Time, it is said, is an illusion. I’ve never quite understood what that meant until I started writing regular articles.
All the contributing writers to this magazine have a month in advance deadline to meet which means that this article was written at the end of December. It’s now February and December already seems like a long time ago. Much of import may have happened between my writing and your reading. At the time of writing, on the eve of the New Year, when people here and everywhere stopped for a moment to reflect of the past year and place their faith and hopes in the year to come and made, yet again, optimistic resolutions, I found myself pondering the meaning of time and of life.
For some time, on New Year’s Eve morning, while shoppers went about replenishing supplies for the festivities ushering in another year and while Capetonians and visitors to our city enjoyed the wonderful summer weather, an untimely tragedy was playing itself out on Table Mountain.

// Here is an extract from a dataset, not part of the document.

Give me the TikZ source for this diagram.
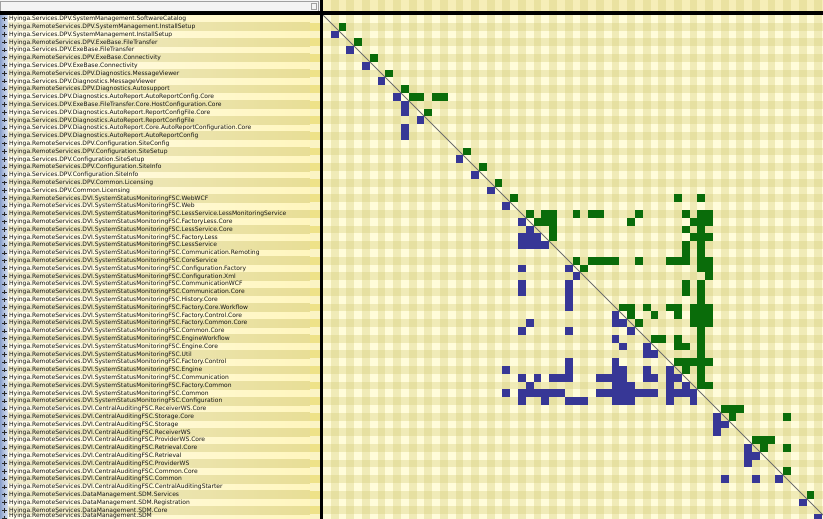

A young medical doctor fell to his death while hiking on Platteklip Gorge that morning. The mountain I have known and loved all my life claimed the life of a young man my family had come to know and love for he was a friend and colleague of our daughter.
At the time of writing, there was very little information available about the circumstances of this tragic accident. The news of his death spread rapidly amongst the community who knew him. We were shocked and distraught. Our daughter and his other colleagues deal with life and death every day in their work as doctors. They are bound together in their common struggle against disease and death in a special fellowship in which they, somehow, manage to remain free of cynicism and apathy. They commit a lifetime to this endeavour.
Dr. Nazier Khan was among the brightest and best. Studious, diligent, dedicated and zealous, he was on the verge of becoming a cardio-pulmonary specialist. I have no doubt that he would have been one of the finest. He was humble about his achievements. They meant only that he would be of better service. He cared deeply about those close to him, especially for his young daughter upon whom he doted and for his family and friends. He cared about me and my wife. He cared passionately about his patients. A loving, caring, dedicated doctor, father and friend who had all the time in the world for all of us, came to a premature end on New Year’s Eve on Table Mountain.
The news of the death of a loved one makes time stand still for an immeasurable moment. The days that follow do not obey the laws of time. Each second, minute, hour and day drags on so as to defy measure. For those of us who live on, it holds something of the experience of eternity. At the moment of such an untimely death, time indeed seems to become illusionary.
But life is real. And so is death. To paraphrase the writer of the Ecclesiastes, there is a time for living and a time for dying, a time for celebrating and a time for grieving. Since sitting down to write this, the year quietly passed from 2011 to 2012. The moment passed me by at my desk in my study. There was no countdown, no popping of champagne to mark the transition.
And now it’s the second month of the new year. We will have had some answers to what happened back on New Year’s Eve. The raw edge will have been taken off our grief. We will have only our sense of loss and our many fond memories of Nazier to remind us that he was real and for a time here with us.
But time is not a measure of duration. For as Henry Van Dyke put so eloquently put it:
“Time is too slow for those who wait;
Too swift for those who feast;
Too long for those who grieve;
Too short for those who rejoice;
But for those who love,
Time is eternity.”
Table Mountain is one of the world’s oldest mountains. It has been here for time immemorial. I have loved it all my life and it holds much personal significance. I was born and raised in its shadow. I have left it behind, travelling to distant lands with my family and it has welcomed us back on our return. It has always been linked to my life and long connection with the Mother City. But now it is also linked with the memory of Nazier Khan, a memory of a life cut short.
We were at the home of friends later that afternoon on the day of the tragedy. On a wall in their living room hung a large photograph of Table Mountain taken from across the bay at Milnerton. I pointed out Platteklip Gorge to them. They had known Nazier, as their son was also a colleague, but were unfamiliar with the geography of the mountain having never climbed it. As I looked at the image of the mountain, I reflected on the fact that it had recently been declared one of the seven new natural wonders of the world and that it would retain that honour for the next two-and- a-half thousand years.
In that moment, I was overcome by a sense of resentment and anger. Would there ever again be a time when I would be able to look at Table Mountain with love and respect let alone want to wander up Platteklip Gorge or climb India Venster knowing that Nazier had died there?
Only time will tell. One thing I do know. And that is that time, like Dr. Nazier Khan once was, is a great healer.